Israeli Leader Sharpens Call on U.S. to Set Limits on Iran
Prime Minister Benjamin Netanyahu of Israel harshly criticized the Obama administration on Tuesday over recent statements that the United States would not set deadlines or draw “red lines” for Iranover its disputed uranium enrichment activities, calling such comments a signal to the Iranians that they could build atomic bombs with impunity.
Mr. Netanyahu’s remarks laid bare a thinly disguised disagreement between the United States and Israel over how to deal with Iran, and they threatened to elevate the Iranian uranium enrichment program as a virulent campaign issue less than two months before the American presidential elections.
The remarks were among the strongest Mr. Netanyahu has made over the Iranian enrichment activities, which the Israelis have repeatedly called a clandestine Iranian plan to build nuclear weapons despite Tehran’s denials. Mr. Netanyahu’s government, which considers Iran to be Israel’s most dangerous enemy, has threatened to bomb suspected Iranian enrichment sites.
He appeared to be reacting on Tuesday in particular to an assertion by Secretary of State Hillary Rodham Clinton in an interview with Bloomberg Radio on Sunday in which she was asked if the administration would articulate explicit consequences for Iran’s refusal to halt its enrichment program, as the United Nations Security Council has repeatedly requested. Mrs. Clinton said “we’re not setting deadlines.”
On Monday, the State Department spokeswoman, Victoria Nuland, reiterated President Obama’s commitment not to allow Iran to obtain nuclear weapons and said “it is not useful to be parsing it, to be setting deadlines one way or the other, red lines.”
Speaking to reporters in Jerusalem on Tuesday, Mr. Netanyahu unequivocally rejected those comments. Speaking in English, he said, “The world tells Israel ‘wait, there’s still time.’ And I say, ‘Wait for what? Wait until when?’ Those in the international community who refuse to put red lines before Iran don’t have a moral right to place a red light before Israel.”

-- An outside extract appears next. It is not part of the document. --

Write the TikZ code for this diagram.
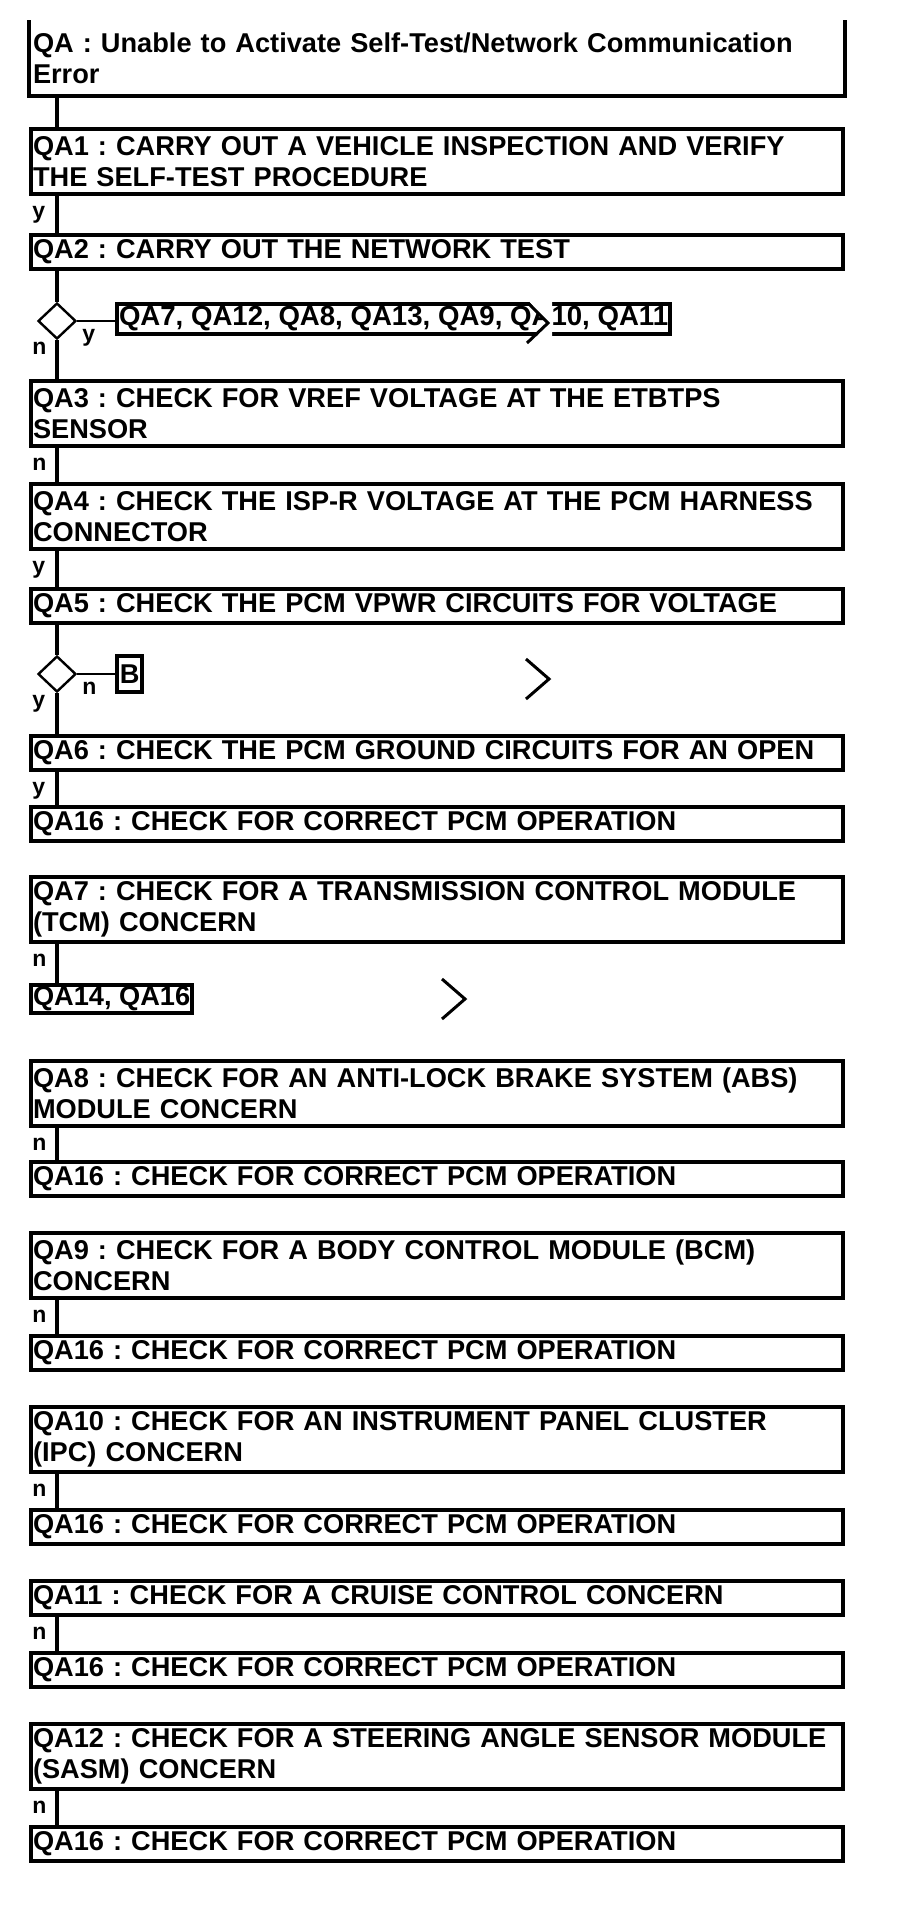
\documentclass[tikz,border=0pt]{standalone}
\usepackage{fontspec}
\setmainfont{Liberation Sans}
\usetikzlibrary{calc,shapes.geometric}
\frenchspacing
\hyphenpenalty=10000
\exhyphenpenalty=10000

\begin{document}
\begin{tikzpicture}[x=0.5pt, y=-0.5pt,
  box/.style={draw, line width=2pt, anchor=north west, inner xsep=1pt, inner ysep=0pt,
    align=left, font=\bfseries\fontsize{13.6}{15.3}\selectfont},
  wide/.style={box, text width=404pt, minimum height=17pt},
  wide2/.style={wide, minimum height=32.5pt},
  dec/.style={diamond, draw, line width=1.2pt, inner sep=0pt, minimum width=19pt, minimum height=18pt},
  flow/.style={line width=2pt},
  link/.style={line width=1pt},
  lbl/.style={anchor=base west, inner sep=0pt, font=\bfseries\fontsize{11.5}{12}\selectfont},
  brk/.style={line width=1.5pt}]
  \useasboundingbox (0,0) rectangle (896,1922);

  \node[wide2, draw=none, minimum height=36pt] (qa) at (29,20) {QA : Unable to Activate Self-Test/Network Communication\\Error};
  \draw[flow] (qa.north west) -- (qa.south west) -- (qa.south east) -- (qa.north east);

  \node[wide2] (qa1) at (29,127) {QA1 : CARRY OUT A VEHICLE INSPECTION AND VERIFY\\THE SELF-TEST PROCEDURE};
  \node[wide] (qa2) at (29,233) {QA2 : CARRY OUT THE NETWORK TEST};
  \node[dec] (d1) at (57,321) {};
  \node[box, minimum height=15pt, font=\bfseries\fontsize{13.8}{15.3}\selectfont] (mods) at (115,302) {QA7, QA12, QA8, QA13, QA9, QA10, QA11};
  \node[wide2] (qa3) at (29,379) {QA3 : CHECK FOR VREF VOLTAGE AT THE ETBTPS\\SENSOR};
  \node[wide2] (qa4) at (29,482) {QA4 : CHECK THE ISP-R VOLTAGE AT THE PCM HARNESS\\CONNECTOR};
  \node[wide] (qa5) at (29,587) {QA5 : CHECK THE PCM VPWR CIRCUITS FOR VOLTAGE};
  \node[dec] (d2) at (57,674) {};
  \node[box, anchor=west, line width=2.2pt, inner xsep=0pt, minimum width=12.5pt, minimum height=18pt] (b) at (115,674) {B};
  \node[wide] (qa6) at (29,734) {QA6 : CHECK THE PCM GROUND CIRCUITS FOR AN OPEN};
  \node[wide] (qa16a) at (29,805) {QA16 : CHECK FOR CORRECT PCM OPERATION};

  \node[wide2] (qa7) at (29,875) {QA7 : CHECK FOR A TRANSMISSION CONTROL MODULE\\(TCM) CONCERN};
  \node[box, minimum height=14pt] (qa14) at (29,983) {QA14, QA16};

  \node[wide2] (qa8) at (29,1059) {QA8 : CHECK FOR AN ANTI-LOCK BRAKE SYSTEM (ABS)\\MODULE CONCERN};
  \node[wide] (qa16b) at (29,1160) {QA16 : CHECK FOR CORRECT PCM OPERATION};

  \node[wide2] (qa9) at (29,1231) {QA9 : CHECK FOR A BODY CONTROL MODULE (BCM)\\CONCERN};
  \node[wide] (qa16c) at (29,1334) {QA16 : CHECK FOR CORRECT PCM OPERATION};

  \node[wide2] (qa10) at (29,1405) {QA10 : CHECK FOR AN INSTRUMENT PANEL CLUSTER\\(IPC) CONCERN};
  \node[wide] (qa16d) at (29,1508) {QA16 : CHECK FOR CORRECT PCM OPERATION};

  \node[wide] (qa11) at (29,1579) {QA11 : CHECK FOR A CRUISE CONTROL CONCERN};
  \node[wide] (qa16e) at (29,1651) {QA16 : CHECK FOR CORRECT PCM OPERATION};

  \node[wide2] (qa12) at (29,1722) {QA12 : CHECK FOR A STEERING ANGLE SENSOR MODULE\\(SASM) CONCERN};
  \node[wide] (qa16f) at (29,1825) {QA16 : CHECK FOR CORRECT PCM OPERATION};

  \draw[flow] (qa.south -| d1) -- (qa1.north -| d1);
  \draw[flow] (qa1.south -| d1) -- (qa2.north -| d1);
  \draw[flow] (qa2.south -| d1) -- (d1.north);
  \draw[flow] (d1.south) -- (qa3.north -| d1);
  \draw[link] (d1.east) -- (d1.east -| mods.west);
  \draw[flow] (qa3.south -| d1) -- (qa4.north -| d1);
  \draw[flow] (qa4.south -| d1) -- (qa5.north -| d1);
  \draw[flow] (qa5.south -| d1) -- (d2.north);
  \draw[link] (d2.east) -- (b.west);
  \draw[flow] (d2.south) -- (qa6.north -| d1);
  \draw[flow] (qa6.south -| d1) -- (qa16a.north -| d1);
  \draw[flow] (qa7.south -| d1) -- (qa14.north -| d1);
  \draw[flow] (qa8.south -| d1) -- (qa16b.north -| d1);
  \draw[flow] (qa9.south -| d1) -- (qa16c.north -| d1);
  \draw[flow] (qa10.south -| d1) -- (qa16d.north -| d1);
  \draw[flow] (qa11.south -| d1) -- (qa16e.north -| d1);
  \draw[flow] (qa12.south -| d1) -- (qa16f.north -| d1);

  \node[lbl] (l1) at ($(qa1.south west)+(3,22)$) {y};
  \node[lbl] (l2) at ($(d1.center)+(25,20)$) {y};
  \node[lbl] (l3) at ($(d1.center)+(-25,33)$) {n};
  \node[lbl] (l4) at ($(qa3.south west)+(3,22)$) {n};
  \node[lbl] (l5) at ($(qa4.south west)+(3,22)$) {y};
  \node[lbl] (l6) at ($(d2.center)+(25,20)$) {n};
  \node[lbl] (l7) at ($(d2.center)+(-25,33)$) {y};
  \node[lbl] (l8) at ($(qa6.south west)+(3,22)$) {y};
  \node[lbl] (l9) at ($(qa7.south west)+(3,22)$) {n};
  \node[lbl] (l10) at ($(qa8.south west)+(3,22)$) {n};
  \node[lbl] (l11) at ($(qa9.south west)+(3,22)$) {n};
  \node[lbl] (l12) at ($(qa10.south west)+(3,22)$) {n};
  \node[lbl] (l13) at ($(qa11.south west)+(3,22)$) {n};
  \node[lbl] (l14) at ($(qa12.south west)+(3,22)$) {n};

  \fill[white] (526,298) -- (548,323) -- (536,337) -- (552,337) -- (552,298) -- cycle;
  \draw[brk] (528,303) -- (548,323) -- (527,343);
  \draw[brk] (526,659) -- (549,679) -- (526,699);
  \draw[brk] (442,979) -- (465,999) -- (442,1019);
\end{tikzpicture}
\end{document}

In his remarks, reported by Reuters and other news agencies, he also said: “Now if Iran knows that there is no red line, if Iran knows that there is no deadline, what will it do? Exactly what it’s doing. It’s continuing, without any interference, toward obtaining nuclear weapons capability and from there, nuclear bombs.”
Mr. Netanyahu has said that Israel and the United States were in talks on setting what he has called a “clear red line’ for when Iran’s nuclear program surpasses a threshold of tolerance that would be met with a military response. But Obama administration officials have been more circumspect about those talks, and Mrs. Clinton’s comments on Sunday appeared to contradict Mr. Netanyahu.
President Obama has repeatedly said he would not allow Iran to attain nuclear weapons. His Republican challenger, Mitt Romney, who is friends with Mr. Netanyahu, has accused Mr. Obama of sacrificing Israel’s security, a charge that the administration has summarily rejected as politically motivated to capture the American Jewish vote.Last month the International Atomic Energy Agency, the nuclear monitor of the United Nations, reported that Iran had sharply increased its capacity to enrich uranium with centrifuges assembled at a subterranean site in the holy Iranian city of Qom. Iran has said its nuclear program is purely for civilian use.